Below are some records. Output the lines from the first one through the line that holds "(start) at (250.5,43.5)", exactly as written, with no pictures.
▬▬▬
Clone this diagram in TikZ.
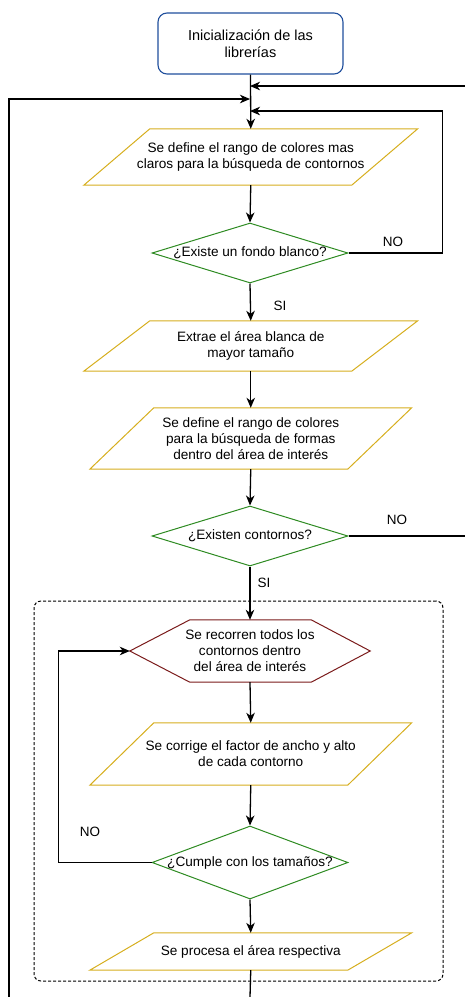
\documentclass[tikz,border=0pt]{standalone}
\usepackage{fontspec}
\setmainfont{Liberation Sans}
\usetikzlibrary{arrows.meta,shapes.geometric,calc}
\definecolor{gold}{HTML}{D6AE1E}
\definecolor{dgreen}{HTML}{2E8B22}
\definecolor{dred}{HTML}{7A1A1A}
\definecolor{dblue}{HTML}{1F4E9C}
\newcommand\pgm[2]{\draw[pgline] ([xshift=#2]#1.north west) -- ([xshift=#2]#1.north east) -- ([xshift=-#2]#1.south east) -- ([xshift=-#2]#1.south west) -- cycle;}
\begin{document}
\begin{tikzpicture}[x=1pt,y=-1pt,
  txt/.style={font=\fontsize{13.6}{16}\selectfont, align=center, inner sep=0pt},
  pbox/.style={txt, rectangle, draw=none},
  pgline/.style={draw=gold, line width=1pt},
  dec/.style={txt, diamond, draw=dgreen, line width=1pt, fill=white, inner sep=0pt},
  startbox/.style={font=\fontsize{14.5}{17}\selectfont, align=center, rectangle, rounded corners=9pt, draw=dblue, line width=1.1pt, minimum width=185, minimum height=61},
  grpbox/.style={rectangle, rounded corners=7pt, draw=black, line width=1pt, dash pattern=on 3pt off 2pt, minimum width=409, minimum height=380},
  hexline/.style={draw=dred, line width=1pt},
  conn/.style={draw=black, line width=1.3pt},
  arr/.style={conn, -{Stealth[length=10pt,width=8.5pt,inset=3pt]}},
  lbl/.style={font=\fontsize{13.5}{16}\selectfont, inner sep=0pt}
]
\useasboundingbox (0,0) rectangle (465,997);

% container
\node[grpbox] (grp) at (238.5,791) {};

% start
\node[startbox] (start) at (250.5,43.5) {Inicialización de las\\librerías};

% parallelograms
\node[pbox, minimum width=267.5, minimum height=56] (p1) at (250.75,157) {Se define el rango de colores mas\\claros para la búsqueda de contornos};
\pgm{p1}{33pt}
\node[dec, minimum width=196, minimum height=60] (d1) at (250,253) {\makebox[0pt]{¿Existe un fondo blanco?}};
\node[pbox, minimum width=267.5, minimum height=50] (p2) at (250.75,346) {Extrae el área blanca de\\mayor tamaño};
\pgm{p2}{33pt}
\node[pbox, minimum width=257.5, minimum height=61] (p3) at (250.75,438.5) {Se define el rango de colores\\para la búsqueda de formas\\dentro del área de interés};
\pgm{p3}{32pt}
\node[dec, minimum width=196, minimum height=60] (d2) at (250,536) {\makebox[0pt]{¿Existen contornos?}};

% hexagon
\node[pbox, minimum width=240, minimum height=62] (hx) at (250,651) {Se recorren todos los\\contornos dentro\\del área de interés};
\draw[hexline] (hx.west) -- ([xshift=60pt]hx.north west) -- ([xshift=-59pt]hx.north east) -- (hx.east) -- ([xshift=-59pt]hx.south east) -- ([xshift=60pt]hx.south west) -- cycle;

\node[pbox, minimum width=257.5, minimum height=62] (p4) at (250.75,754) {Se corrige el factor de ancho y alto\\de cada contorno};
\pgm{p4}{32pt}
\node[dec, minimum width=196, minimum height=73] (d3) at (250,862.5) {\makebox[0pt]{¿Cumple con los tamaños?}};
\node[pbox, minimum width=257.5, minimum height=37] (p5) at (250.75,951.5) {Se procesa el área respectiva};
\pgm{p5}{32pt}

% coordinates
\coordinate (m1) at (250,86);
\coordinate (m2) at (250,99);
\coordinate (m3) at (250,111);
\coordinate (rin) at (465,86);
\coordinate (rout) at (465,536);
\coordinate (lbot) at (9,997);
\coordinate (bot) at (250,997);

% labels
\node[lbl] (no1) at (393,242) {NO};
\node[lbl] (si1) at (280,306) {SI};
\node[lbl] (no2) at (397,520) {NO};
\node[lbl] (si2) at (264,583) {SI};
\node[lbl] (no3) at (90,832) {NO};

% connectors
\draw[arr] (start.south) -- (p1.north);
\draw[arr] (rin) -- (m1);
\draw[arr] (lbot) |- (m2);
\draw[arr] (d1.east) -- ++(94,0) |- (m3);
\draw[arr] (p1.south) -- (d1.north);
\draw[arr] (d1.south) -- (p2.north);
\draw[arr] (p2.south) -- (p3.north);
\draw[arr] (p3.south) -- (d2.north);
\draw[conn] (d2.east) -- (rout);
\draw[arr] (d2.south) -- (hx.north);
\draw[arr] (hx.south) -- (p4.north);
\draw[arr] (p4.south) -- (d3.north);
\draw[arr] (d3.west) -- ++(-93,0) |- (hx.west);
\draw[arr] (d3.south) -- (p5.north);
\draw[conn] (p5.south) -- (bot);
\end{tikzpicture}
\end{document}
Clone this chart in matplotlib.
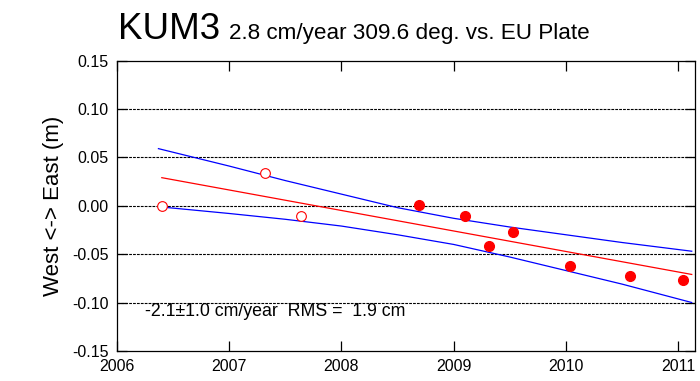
▬▬▬
- _Answer to the problem_
Clone this diagram in TikZ.
\documentclass[tikz,border=0pt]{standalone}
\usepackage{fontspec}
\setmainfont{Liberation Sans}
\usetikzlibrary{arrows.meta,shapes.geometric,calc}
\definecolor{gold}{HTML}{D6AE1E}
\definecolor{dgreen}{HTML}{2E8B22}
\definecolor{dred}{HTML}{7A1A1A}
\definecolor{dblue}{HTML}{1F4E9C}
\newcommand\pgm[2]{\draw[pgline] ([xshift=#2]#1.north west) -- ([xshift=#2]#1.north east) -- ([xshift=-#2]#1.south east) -- ([xshift=-#2]#1.south west) -- cycle;}
\begin{document}
\begin{tikzpicture}[x=1pt,y=-1pt,
  txt/.style={font=\fontsize{13.6}{16}\selectfont, align=center, inner sep=0pt},
  pbox/.style={txt, rectangle, draw=none},
  pgline/.style={draw=gold, line width=1pt},
  dec/.style={txt, diamond, draw=dgreen, line width=1pt, fill=white, inner sep=0pt},
  startbox/.style={font=\fontsize{14.5}{17}\selectfont, align=center, rectangle, rounded corners=9pt, draw=dblue, line width=1.1pt, minimum width=185, minimum height=61},
  grpbox/.style={rectangle, rounded corners=7pt, draw=black, line width=1pt, dash pattern=on 3pt off 2pt, minimum width=409, minimum height=380},
  hexline/.style={draw=dred, line width=1pt},
  conn/.style={draw=black, line width=1.3pt},
  arr/.style={conn, -{Stealth[length=10pt,width=8.5pt,inset=3pt]}},
  lbl/.style={font=\fontsize{13.5}{16}\selectfont, inner sep=0pt}
]
\useasboundingbox (0,0) rectangle (465,997);

% container
\node[grpbox] (grp) at (238.5,791) {};

% start
\node[startbox] (start) at (250.5,43.5) {Inicialización de las\\librerías};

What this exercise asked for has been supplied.